Should Rinzin win the 2024 FFN Award, he would strengthen the community-based conservation efforts for the snow leopard in his mostly overlooked region, by observing the population status, spreading education and awareness, training citizen scientists, patrolling illegal activities, human-wildlife conflict mitigation, habitat improvement, and livelihood diversification. Therefore, the award would be crucial in supporting conservation initiatives aiming at population recovery of not only the snow leopards but their wild prey as well. Conserving this iconic flagship species holds great importance for other wildlife in the fragile mountain habitats.


Takudzwa Mutezo

As the first lawyer employed by a conservation non-profit in Zimbabwe, the Tikki Hywood Foundation (THF), Takudzwa Samantha Mutezo is using the law to stop and punish animal trafficking. Her main focus is on the pangolin, a sacred creature in her culture, but a wanted one in others. Using the law as her tool, Takudzwa drafted and advocated legislation for a minimum mandatory sentence of nine years for crimes against specially protected and endangered species, like pangolins. She also co-authored “The Handbook for Prosecuting Wildlife Crimes”, which has been distributed to more than 50,000 rangers, police, prosecutors, and judiciary, and developed the first virtual training alongside a mobile application that simplified wildlife law and criminal procedure. These efforts translated into a 90% conviction rate for crimes involving pangolins and transformed THF into a global leader in pangolin conservation.

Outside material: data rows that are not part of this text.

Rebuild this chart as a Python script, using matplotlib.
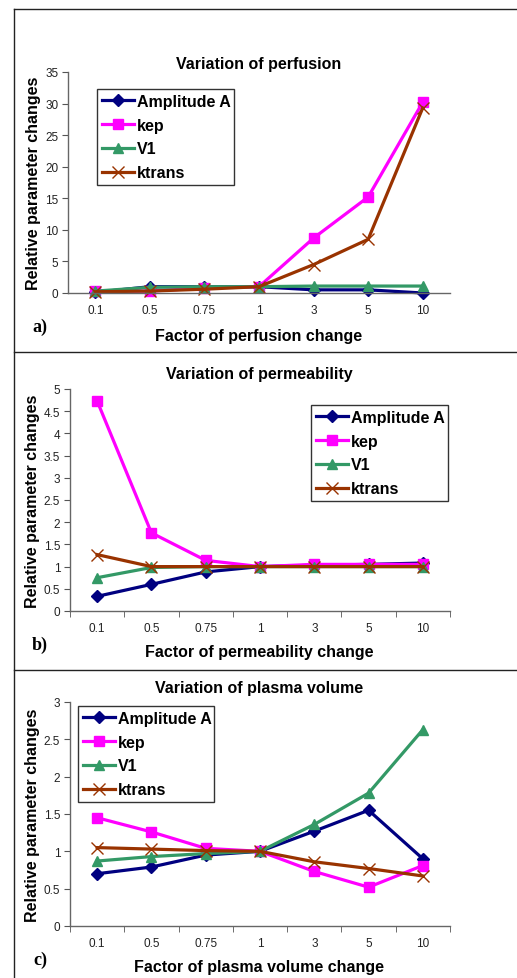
import matplotlib
matplotlib.use("Agg")
import matplotlib.pyplot as plt
from matplotlib.lines import Line2D
import numpy as np

categories = ["0.1", "0.5", "0.75", "1", "3", "5", "10"]
series_names = ["Amplitude A", "kep", "V1", "ktrans"]

# Panel a: variation of perfusion
a_amplitude = [0.1, 1.0, 1.0, 1.0, 0.5, 0.5, 0.0]
a_kep = [0.3, 0.3, 0.8, 1.0, 8.7, 15.2, 30.2]
a_v1 = [0.3, 0.9, 1.0, 1.0, 1.1, 1.1, 1.1]
a_ktrans = [0.2, 0.3, 0.6, 1.0, 4.5, 8.5, 29.3]

# Panel b: variation of permeability
b_amplitude = [0.33, 0.60, 0.88, 1.0, 1.03, 1.05, 1.08]
b_kep = [4.73, 1.76, 1.14, 1.0, 1.05, 1.05, 1.05]
b_v1 = [0.75, 0.98, 1.0, 1.0, 1.0, 1.0, 1.0]
b_ktrans = [1.27, 1.0, 1.0, 1.0, 1.0, 1.0, 1.0]

# Panel c: variation of plasma volume
c_amplitude = [0.70, 0.79, 0.95, 1.0, 1.27, 1.55, 0.90]
c_kep = [1.45, 1.26, 1.04, 1.0, 0.73, 0.52, 0.81]
c_v1 = [0.87, 0.93, 0.97, 1.0, 1.36, 1.78, 2.63]
c_ktrans = [1.05, 1.03, 1.01, 1.0, 0.86, 0.77, 0.67]

colors = ["#000080", "#FF00FF", "#339966", "#993300"]
markers = ["D", "s", "^", "x"]
msizes = [6, 7, 7, 9]

W, H = 517, 979
fig = plt.figure(figsize=(W / 100, H / 100), dpi=100)
fig.patch.set_facecolor("white")
plt.rcParams["font.family"] = ["Liberation Sans", "DejaVu Sans"]

def fbox(left, top, right, bottom):
    return [left / W, 1 - bottom / H, (right - left) / W, (bottom - top) / H]

panels = [
    dict(box=fbox(68, 73, 450, 294), data=[a_amplitude, a_kep, a_v1, a_ktrans],
         ylim=35, yticks=np.arange(0, 36, 5),
         title="Variation of perfusion", xlabel="Factor of perfusion change",
         letter="a)", letter_y=327, title_y=64, xlabel_y=337,
         leg=(97, 90, 234, 187), xticks_marks=False),
    dict(box=fbox(70, 390, 450, 612), data=[b_amplitude, b_kep, b_v1, b_ktrans],
         ylim=5, yticks=np.arange(0, 5.01, 0.5),
         title="Variation of permeability", xlabel="Factor of permeability change",
         letter="b)", letter_y=645, title_y=375, xlabel_y=653,
         leg=(311, 406, 448, 502), xticks_marks=True),
    dict(box=fbox(70, 703, 450, 927), data=[c_amplitude, c_kep, c_v1, c_ktrans],
         ylim=3, yticks=np.arange(0, 3.01, 0.5),
         title="Variation of plasma volume", xlabel="Factor of plasma volume change",
         letter="c)", letter_y=960, title_y=689, xlabel_y=968,
         leg=(78, 707, 214, 802), xticks_marks=True),
]

x = np.arange(len(categories))
for p in panels:
    ax = fig.add_axes(p["box"])
    handles = []
    for vals, name, col, mk, ms in zip(p["data"], series_names, colors, markers, msizes):
        if mk == "x":
            h, = ax.plot(x, vals, color=col, lw=2.3, marker=mk, ms=ms, mew=1.0,
                         label=name, clip_on=False)
        else:
            h, = ax.plot(x, vals, color=col, lw=2.3, marker=mk, ms=ms,
                         mec=col, mfc=col, label=name, clip_on=False)
        handles.append(h)
    ax.set_xlim(-0.5, 6.5)
    ax.set_ylim(0, p["ylim"])
    ax.set_yticks(p["yticks"])
    ax.set_yticklabels(["%g" % v for v in p["yticks"]], fontsize=8.5, color="#222222")
    ax.set_xticks(x)
    ax.set_xticklabels(categories, fontsize=8.5, color="#222222")
    ax.tick_params(axis="x", length=0, pad=8)
    if p["xticks_marks"]:
        ax.set_xticks(np.arange(-0.5, 7.0, 1.0), minor=True)
        ax.tick_params(axis="x", which="minor", length=4, color="#555555", direction="out")
    ax.tick_params(axis="y", length=4, color="#555555", pad=3)
    for s in ["top", "right"]:
        ax.spines[s].set_visible(False)
    for s in ["left", "bottom"]:
        ax.spines[s].set_color("#666666")
        ax.spines[s].set_linewidth(1.0)
    ax.set_ylabel("Relative parameter changes", fontsize=11.5, fontweight="bold", labelpad=3)
    fig.text(259 / W, 1 - p["title_y"] / H, p["title"], fontsize=11.5, fontweight="bold",
             ha="center", va="center")
    fig.text(259 / W, 1 - p["xlabel_y"] / H, p["xlabel"], fontsize=11.5, fontweight="bold",
             ha="center", va="center")
    fig.text(40 / W, 1 - p["letter_y"] / H, p["letter"], fontsize=13, fontweight="bold",
             ha="center", va="center", family=["Liberation Serif", "DejaVu Serif"])
    l, t, r, b = p["leg"]
    leg = ax.legend(handles=handles, loc="upper left",
                    bbox_to_anchor=(l / W, 1 - b / H, (r - l) / W, (b - t) / H),
                    bbox_transform=fig.transFigure, mode="expand",
                    prop=dict(size=11.5, weight="bold"), frameon=True, fancybox=False,
                    edgecolor="black", handlelength=2.0, handletextpad=0.2,
                    borderpad=0.3, labelspacing=0.55, borderaxespad=0)
    leg.get_frame().set_linewidth(1.0)

# outer frame lines
for (x0, y0, x1, y1) in [(14, 10, 14, 979), (14, 10, 517, 10), (14, 353, 517, 353), (14, 671, 517, 671)]:
    fig.add_artist(Line2D([x0 / W, x1 / W], [1 - y0 / H, 1 - y1 / H], color="#222222", lw=1.0))

fig.savefig("out.png", dpi=100)
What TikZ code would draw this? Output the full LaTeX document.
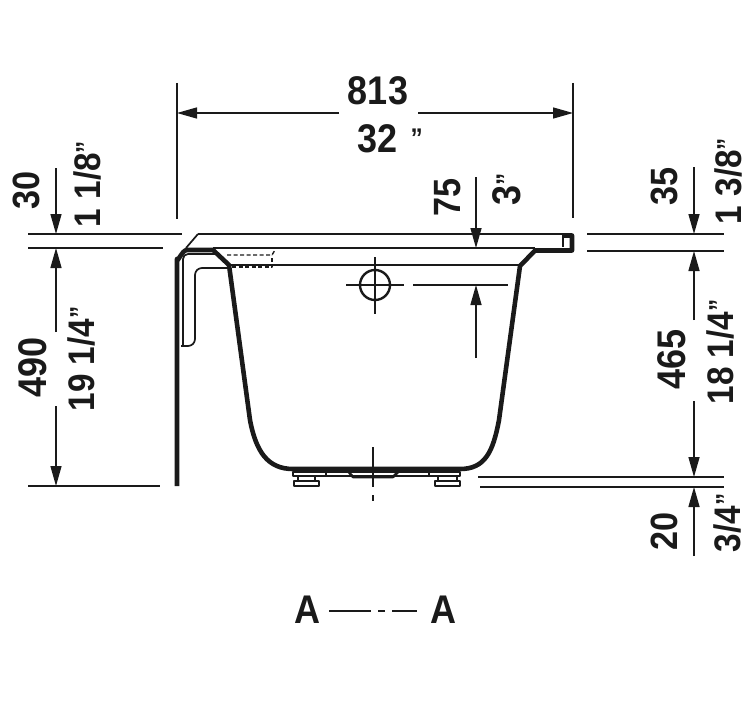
\documentclass[tikz,border=0pt]{standalone}
\usepackage{fontspec}
\setmainfont[FakeStretch=0.9]{Liberation Sans}
\usetikzlibrary{arrows.meta}
\definecolor{ink}{HTML}{1A1A1A}
\newcommand{\inch}{\raisebox{.14em}{\fontsize{27}{27}\selectfont ”}}

\begin{document}
\begin{tikzpicture}[x=1pt, y=-1pt, color=ink, line join=round,
    >={Triangle[length=20pt, width=11pt]},
    dim/.style = {line width=1.5pt},
    fine/.style = {line width=1.7pt},
    hull/.style = {line width=4.6pt},
    hidden/.style = {line width=1.4pt, dash pattern=on 4pt off 2.5pt},
    big/.style = {font=\fontsize{40}{40}\selectfont\bfseries, inner sep=0pt},
    mid/.style = {font=\fontsize{38}{38}\selectfont\bfseries, inner sep=0pt, rotate=90},
    small/.style = {font=\fontsize{37}{37}\selectfont\bfseries, inner sep=0pt, rotate=90},
    sect/.style = {font=\fontsize{40}{40}\selectfont\bfseries, inner sep=0pt}]
            \useasboundingbox (0,0) rectangle (755,701);

            %the tub

            \draw[hull] (177,486) -- (177,259) to [out=-90, in=180] (187,250) -- (213,250) -- (229,265) -- (250,420)
                .. controls (256,452) and (268,469) .. (293,469) -- (460,469)
                .. controls (485,469) and (493,452) .. (499,420) -- (520,266) -- (535,250.5) -- (572,250.5) -- (572,235.5) -- (563,235.5);
            \draw[fine] (563,234) -- (563,247);
            \draw[fine] (198,234) -- (565,234);
            \draw[fine] (186,248) -- (198,234);
            \draw[fine] (213,248) -- (535,248);
            \draw[fine] (228,265) -- (520,265);

            %the flange

            \draw[fine, rounded corners=5pt] (183,346) -- (183,254) -- (215,254);
            \draw[fine, rounded corners=7pt] (181,346) -- (195,346) -- (195,268) -- (229,268);
            \draw[hidden] (227,255) -- (272,255) -- (275,250);
            \draw[hidden] (232,267) -- (272,267) -- (272,255);

            %the feet and the drain

            \draw[fine] (293,472) rectangle (460,476);
            \draw[fine] (326,470) -- (326,476);
            \draw[fine] (429,470) -- (429,476);
            \draw[fine] (294,481) rectangle (319,486);
            \draw[fine] (298,476) -- (298,481);
            \draw[fine] (315,476) -- (315,481);
            \draw[fine] (435,481) rectangle (460,486);
            \draw[fine] (438,476) -- (438,481);
            \draw[fine] (457,476) -- (457,481);
            \draw[line width=2.6pt] (347,470) -- (353,477) -- (393,477) -- (400,470);

            %the overflow and the centre lines

            \draw[line width=2.4pt] (375,285) circle (15pt);
            \draw[dim] (375,257) -- (375,314);
            \draw[dim] (346,285) -- (404,285);
            \draw[dim] (373,447) -- (373,487);
            \draw[dim] (373,495) -- (373,501);

            %above the tub

            \coordinate (W1) at (177,113);
            \coordinate (W2) at (339,113);
            \coordinate (W3) at (418,113);
            \coordinate (W4) at (573,113);
            \node[big] (T813) at (378,91) {813};
            \node[big, anchor=west] (T32) at (357,139) {32\,\,\inch};
            \draw[->, dim] (W2) -- (W1);
            \draw[->, dim] (W3) -- (W4);
            \draw[dim] (177,83) -- (177,219);
            \draw[dim] (573,83) -- (573,218);

            \coordinate (R1) at (476,177);
            \coordinate (R2) at (476,248);
            \coordinate (O1) at (476,358);
            \coordinate (O2) at (476,285);
            \node[mid] (T75) at (448,197) {75};
            \node[big, rotate=90] (T3) at (507,189) {3\inch};
            \draw[->, dim] (R1) -- (R2);
            \draw[->, dim] (O1) -- (O2);
            \draw[dim] (413,285) -- (508,285);

            %the left side

            \draw[fine] (28,234) -- (182,234);
            \draw[fine] (28,248) -- (163,248);
            \draw[fine] (28,486) -- (160,486);
            \coordinate (L1) at (56,168);
            \coordinate (L2) at (56,234);
            \coordinate (L3) at (56,332);
            \coordinate (L4) at (56,248);
            \coordinate (L5) at (56,406);
            \coordinate (L6) at (56,486);
            \node[mid] (T30) at (26,190) {30};
            \node[small] (T118) at (87,184) {1 1/8\inch};
            \node[big, rotate=90] (T490) at (33,367) {490};
            \node[small] (T19) at (81,359) {19 1/4\inch};
            \draw[->, dim] (L1) -- (L2);
            \draw[->, dim] (L3) -- (L4);
            \draw[->, dim] (L5) -- (L6);

            %the right side

            \draw[fine] (587,234) -- (724,234);
            \draw[fine] (587,251) -- (724,251);
            \draw[fine] (478,477) -- (724,477);
            \draw[fine] (480,487) -- (724,487);
            \coordinate (K1) at (694,167);
            \coordinate (K2) at (694,234);
            \coordinate (K3) at (694,320);
            \coordinate (K4) at (694,251);
            \coordinate (K5) at (694,401);
            \coordinate (K6) at (694,477);
            \coordinate (K7) at (694,556);
            \coordinate (K8) at (694,487);
            \node[mid] (T35) at (664,186) {35};
            \node[small] (T138) at (728,181) {1 3/8\inch};
            \node[big, rotate=90] (T465) at (672,359) {465};
            \node[small] (T18) at (720,352) {18 1/4\inch};
            \node[mid] (T20) at (664,531) {20};
            \node[small] (T34) at (727,523) {3/4\inch};
            \draw[->, dim] (K1) -- (K2);
            \draw[->, dim] (K3) -- (K4);
            \draw[->, dim] (K5) -- (K6);
            \draw[->, dim] (K7) -- (K8);

            %the section mark

            \node[sect] (A1) at (307,610) {A};
            \node[sect] (A2) at (443,610) {A};
            \draw[dim] (329,611) -- (371,611);
            \draw[dim] (378,611) -- (385,611);
            \draw[dim] (392,611) -- (417,611);
        \end{tikzpicture}
\end{document}
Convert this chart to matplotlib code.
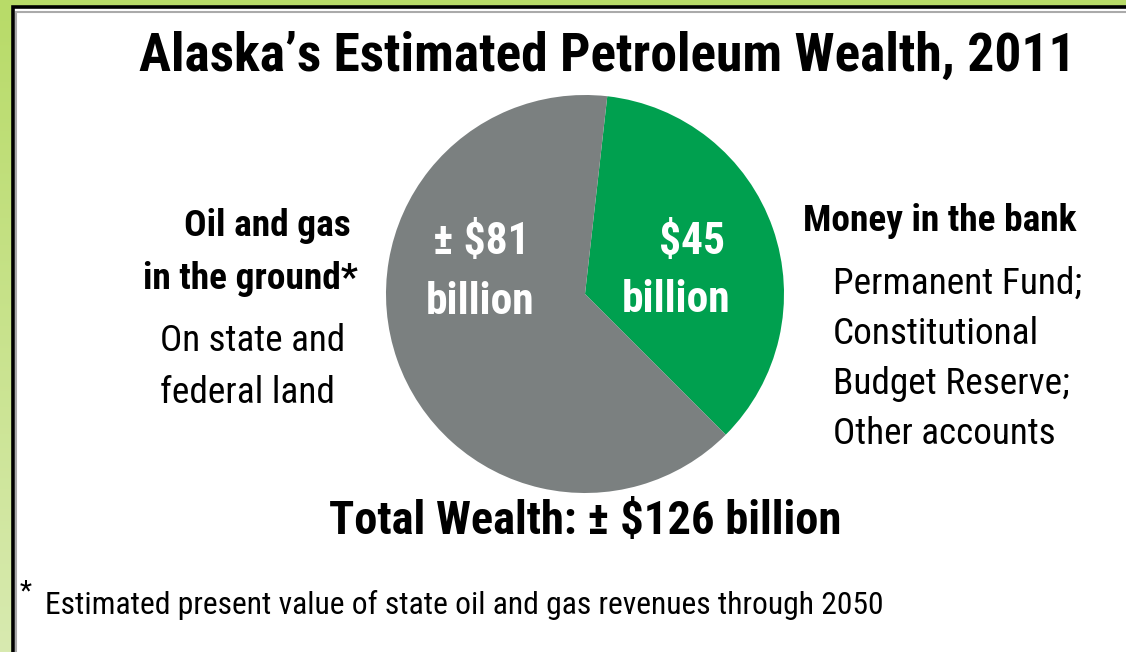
import numpy as np
import matplotlib
matplotlib.use('Agg')
import matplotlib.pyplot as plt
from matplotlib.patches import Rectangle

plt.rcParams['font.family'] = ['Roboto Condensed', 'DejaVu Sans Condensed', 'Liberation Sans Narrow',
                               'Roboto', 'DejaVu Sans']

# data
labels = ['Money in the bank', 'Oil and gas in the ground']
values = [45, 81]
value_labels = [['$45', 'billion'], ['\u00b1 $81', 'billion']]
colors = ['#00a04f', '#7b8080']

title = 'Alaska\u2019s Estimated Petroleum Wealth, 2011'
left_head = ['Oil and gas', 'in the ground*']
left_sub = ['On state and', 'federal land']
right_head = 'Money in the bank'
right_sub = ['Permanent Fund;', 'Constitutional', 'Budget Reserve;', 'Other accounts']
total_text = 'Total Wealth: \u00b1 $126 billion'
footnote = 'Estimated present value of state oil and gas revenues through 2050'

W, H = 1126, 652
fig = plt.figure(figsize=(W / 100, H / 100), dpi=100)
renderer = fig.canvas.get_renderer()

# light green background, slightly paler towards the bottom
bg = fig.add_axes([0, 0, 1, 1])
grad = np.linspace(0, 1, 256).reshape(-1, 1)
top = np.array(matplotlib.colors.to_rgb('#b8db68'))
bot = np.array(matplotlib.colors.to_rgb('#d8eab0'))
img = top + (bot - top) * grad[..., None]
bg.imshow(img, aspect='auto', extent=[0, W, 0, H])
bg.set_axis_off()

ax = fig.add_axes([0, 0, 1, 1])
ax.set_axis_off()

# white panel with black border and a little grey shadow
ax.add_patch(Rectangle((14, -10), W, H - 8 + 10, facecolor='white', edgecolor='none', zorder=1))
ax.add_patch(Rectangle((16, -10), W, H - 10 + 8, facecolor='none', edgecolor='#aaaaaa', lw=1.5, zorder=1.5))
ax.add_patch(Rectangle((12.5, -10), W + 10, H - 6.5 + 10, facecolor='none', edgecolor='black', lw=2.6, zorder=2))

cx, cy, r = 585, H - 294, 199
wedges, _ = ax.pie(values, colors=colors, startangle=-45, center=(cx, cy), radius=r,
                   wedgeprops=dict(linewidth=0))
for w in wedges:
    w.set_zorder(3)

ax.set_xlim(0, W)
ax.set_ylim(0, H)


def fit_text(x, y, s, width, size, ha='left', **kw):
    # scale the font so the text takes about the same width as in the original
    t = ax.text(x, H - y, s, ha=ha, va='center', fontsize=size, zorder=4, **kw)
    wpx = t.get_window_extent(renderer).width
    k = min(width / wpx, 1.12)
    t.set_fontsize(size * k)
    return t


fit_text(607, 56, title, 935, 40, ha='center', fontweight='bold')

# labels inside the wedges
fit_text(692, 242, value_labels[0][0], 68, 28, ha='center', fontweight='bold', color='white')
fit_text(676, 300, value_labels[0][1], 118, 28, ha='center', fontweight='bold', color='white')
fit_text(481, 242, value_labels[1][0], 117, 28, ha='center', fontweight='bold', color='white')
fit_text(480, 302, value_labels[1][1], 119, 28, ha='center', fontweight='bold', color='white')

# left side labels
fit_text(351, 226, left_head[0], 188, 24, ha='right', fontweight='bold')
fit_text(358, 279, left_head[1], 250, 24, ha='right', fontweight='bold')
fit_text(160, 341, left_sub[0], 186, 24)
fit_text(160, 393, left_sub[1], 176, 24)

# right side labels
fit_text(803, 221, right_head, 314, 24, fontweight='bold')
sub_w = [262, 210, 245, 224]
for i, s in enumerate(right_sub):
    fit_text(833, 284 + i * 50, s, sub_w[i], 24)

fit_text(585, 521, total_text, 514, 32, ha='center', fontweight='bold')

ax.text(20, H - 592, '*', ha='left', va='center', fontsize=20, zorder=4)
fit_text(45, 605, footnote, 840, 22)

fig.savefig('out.png', dpi=100)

Should Takudzwa win the 2024 FFN Award, she would modify, change, and advance wildlife laws to protect the pangolin by developing a Model Wildlife Code. Wildlife trafficking does not only affect the pangolins, but also other species, human livelihoods, public health, and the natural environment. The Code will regulate and contain provisions that should be included in wildlife legislation, ensuring that pangolins and other wildlife species are being protected by the law.